▶ **Work instructions**:
Skip every image and restate the data word for word.

*** Dataset excerpts ***

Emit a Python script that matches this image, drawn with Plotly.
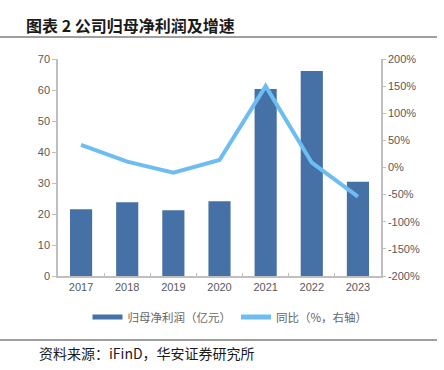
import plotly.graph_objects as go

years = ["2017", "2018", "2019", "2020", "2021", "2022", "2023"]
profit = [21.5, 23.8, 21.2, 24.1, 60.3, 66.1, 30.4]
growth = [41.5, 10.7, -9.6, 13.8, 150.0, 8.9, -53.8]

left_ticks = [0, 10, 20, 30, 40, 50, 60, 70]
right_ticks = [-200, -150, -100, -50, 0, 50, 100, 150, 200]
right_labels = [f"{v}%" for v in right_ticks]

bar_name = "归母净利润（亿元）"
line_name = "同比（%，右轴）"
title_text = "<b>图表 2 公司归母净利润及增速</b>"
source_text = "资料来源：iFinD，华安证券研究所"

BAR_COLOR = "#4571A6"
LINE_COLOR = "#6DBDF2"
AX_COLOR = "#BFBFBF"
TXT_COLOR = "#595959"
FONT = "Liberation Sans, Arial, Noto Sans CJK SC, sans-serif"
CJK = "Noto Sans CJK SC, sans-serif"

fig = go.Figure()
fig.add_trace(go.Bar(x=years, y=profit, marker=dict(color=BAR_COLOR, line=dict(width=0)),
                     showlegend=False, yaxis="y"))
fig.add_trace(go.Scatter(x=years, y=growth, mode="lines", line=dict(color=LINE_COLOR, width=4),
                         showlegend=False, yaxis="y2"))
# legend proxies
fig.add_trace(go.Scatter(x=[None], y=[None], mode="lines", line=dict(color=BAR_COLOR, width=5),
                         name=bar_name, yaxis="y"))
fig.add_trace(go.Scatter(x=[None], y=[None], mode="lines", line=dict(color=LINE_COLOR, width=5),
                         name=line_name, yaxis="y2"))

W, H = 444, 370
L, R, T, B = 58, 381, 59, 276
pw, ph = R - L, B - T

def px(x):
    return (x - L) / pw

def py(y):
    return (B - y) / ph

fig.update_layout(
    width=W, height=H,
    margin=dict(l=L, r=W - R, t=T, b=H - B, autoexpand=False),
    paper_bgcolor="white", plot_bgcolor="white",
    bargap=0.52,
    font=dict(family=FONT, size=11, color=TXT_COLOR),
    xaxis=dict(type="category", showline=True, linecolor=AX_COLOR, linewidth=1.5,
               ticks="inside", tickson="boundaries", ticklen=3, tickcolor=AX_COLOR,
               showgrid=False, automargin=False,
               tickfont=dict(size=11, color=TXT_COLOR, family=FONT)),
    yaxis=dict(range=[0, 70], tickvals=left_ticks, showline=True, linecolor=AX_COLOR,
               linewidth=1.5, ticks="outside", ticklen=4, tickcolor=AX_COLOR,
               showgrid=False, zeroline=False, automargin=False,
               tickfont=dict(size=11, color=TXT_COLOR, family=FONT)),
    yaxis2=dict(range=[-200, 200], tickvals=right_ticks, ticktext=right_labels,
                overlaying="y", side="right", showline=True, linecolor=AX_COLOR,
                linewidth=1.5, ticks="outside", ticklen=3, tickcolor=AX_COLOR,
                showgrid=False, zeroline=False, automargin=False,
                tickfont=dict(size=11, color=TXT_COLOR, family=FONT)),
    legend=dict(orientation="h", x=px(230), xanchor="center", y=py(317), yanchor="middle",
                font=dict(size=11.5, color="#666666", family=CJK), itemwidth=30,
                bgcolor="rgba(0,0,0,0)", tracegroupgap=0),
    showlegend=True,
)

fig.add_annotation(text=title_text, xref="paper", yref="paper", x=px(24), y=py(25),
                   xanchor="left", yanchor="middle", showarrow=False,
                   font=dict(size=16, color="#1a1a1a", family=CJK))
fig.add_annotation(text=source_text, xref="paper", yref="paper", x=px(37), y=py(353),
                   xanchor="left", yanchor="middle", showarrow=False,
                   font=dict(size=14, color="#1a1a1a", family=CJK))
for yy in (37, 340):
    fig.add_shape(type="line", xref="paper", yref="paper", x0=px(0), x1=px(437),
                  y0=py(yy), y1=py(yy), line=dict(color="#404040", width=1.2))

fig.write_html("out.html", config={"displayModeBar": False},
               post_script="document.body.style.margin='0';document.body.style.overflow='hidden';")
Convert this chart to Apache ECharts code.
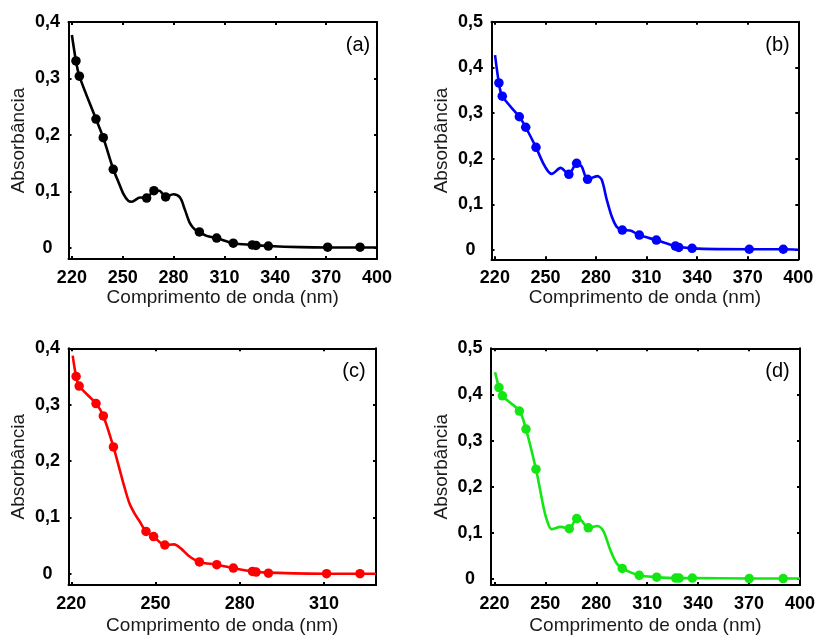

***

▶ **Final result**:
Emit a Python script that matches this image, drawn with Plotly.
import plotly.graph_objects as go

years = ["2017", "2018", "2019", "2020", "2021", "2022", "2023"]
profit = [21.5, 23.8, 21.2, 24.1, 60.3, 66.1, 30.4]
growth = [41.5, 10.7, -9.6, 13.8, 150.0, 8.9, -53.8]

left_ticks = [0, 10, 20, 30, 40, 50, 60, 70]
right_ticks = [-200, -150, -100, -50, 0, 50, 100, 150, 200]
right_labels = [f"{v}%" for v in right_ticks]

bar_name = "归母净利润（亿元）"
line_name = "同比（%，右轴）"
title_text = "<b>图表 2 公司归母净利润及增速</b>"
source_text = "资料来源：iFinD，华安证券研究所"

BAR_COLOR = "#4571A6"
LINE_COLOR = "#6DBDF2"
AX_COLOR = "#BFBFBF"
TXT_COLOR = "#595959"
FONT = "Liberation Sans, Arial, Noto Sans CJK SC, sans-serif"
CJK = "Noto Sans CJK SC, sans-serif"

fig = go.Figure()
fig.add_trace(go.Bar(x=years, y=profit, marker=dict(color=BAR_COLOR, line=dict(width=0)),
                     showlegend=False, yaxis="y"))
fig.add_trace(go.Scatter(x=years, y=growth, mode="lines", line=dict(color=LINE_COLOR, width=4),
                         showlegend=False, yaxis="y2"))
# legend proxies
fig.add_trace(go.Scatter(x=[None], y=[None], mode="lines", line=dict(color=BAR_COLOR, width=5),
                         name=bar_name, yaxis="y"))
fig.add_trace(go.Scatter(x=[None], y=[None], mode="lines", line=dict(color=LINE_COLOR, width=5),
                         name=line_name, yaxis="y2"))

W, H = 444, 370
L, R, T, B = 58, 381, 59, 276
pw, ph = R - L, B - T

def px(x):
    return (x - L) / pw

def py(y):
    return (B - y) / ph

fig.update_layout(
    width=W, height=H,
    margin=dict(l=L, r=W - R, t=T, b=H - B, autoexpand=False),
    paper_bgcolor="white", plot_bgcolor="white",
    bargap=0.52,
    font=dict(family=FONT, size=11, color=TXT_COLOR),
    xaxis=dict(type="category", showline=True, linecolor=AX_COLOR, linewidth=1.5,
               ticks="inside", tickson="boundaries", ticklen=3, tickcolor=AX_COLOR,
               showgrid=False, automargin=False,
               tickfont=dict(size=11, color=TXT_COLOR, family=FONT)),
    yaxis=dict(range=[0, 70], tickvals=left_ticks, showline=True, linecolor=AX_COLOR,
               linewidth=1.5, ticks="outside", ticklen=4, tickcolor=AX_COLOR,
               showgrid=False, zeroline=False, automargin=False,
               tickfont=dict(size=11, color=TXT_COLOR, family=FONT)),
    yaxis2=dict(range=[-200, 200], tickvals=right_ticks, ticktext=right_labels,
                overlaying="y", side="right", showline=True, linecolor=AX_COLOR,
                linewidth=1.5, ticks="outside", ticklen=3, tickcolor=AX_COLOR,
                showgrid=False, zeroline=False, automargin=False,
                tickfont=dict(size=11, color=TXT_COLOR, family=FONT)),
    legend=dict(orientation="h", x=px(230), xanchor="center", y=py(317), yanchor="middle",
                font=dict(size=11.5, color="#666666", family=CJK), itemwidth=30,
                bgcolor="rgba(0,0,0,0)", tracegroupgap=0),
    showlegend=True,
)

fig.add_annotation(text=title_text, xref="paper", yref="paper", x=px(24), y=py(25),
                   xanchor="left", yanchor="middle", showarrow=False,
                   font=dict(size=16, color="#1a1a1a", family=CJK))
fig.add_annotation(text=source_text, xref="paper", yref="paper", x=px(37), y=py(353),
                   xanchor="left", yanchor="middle", showarrow=False,
                   font=dict(size=14, color="#1a1a1a", family=CJK))
for yy in (37, 340):
    fig.add_shape(type="line", xref="paper", yref="paper", x0=px(0), x1=px(437),
                  y0=py(yy), y1=py(yy), line=dict(color="#404040", width=1.2))

fig.write_html("out.html", config={"displayModeBar": False},
               post_script="document.body.style.margin='0';document.body.style.overflow='hidden';")
Convert this chart to Apache ECharts code.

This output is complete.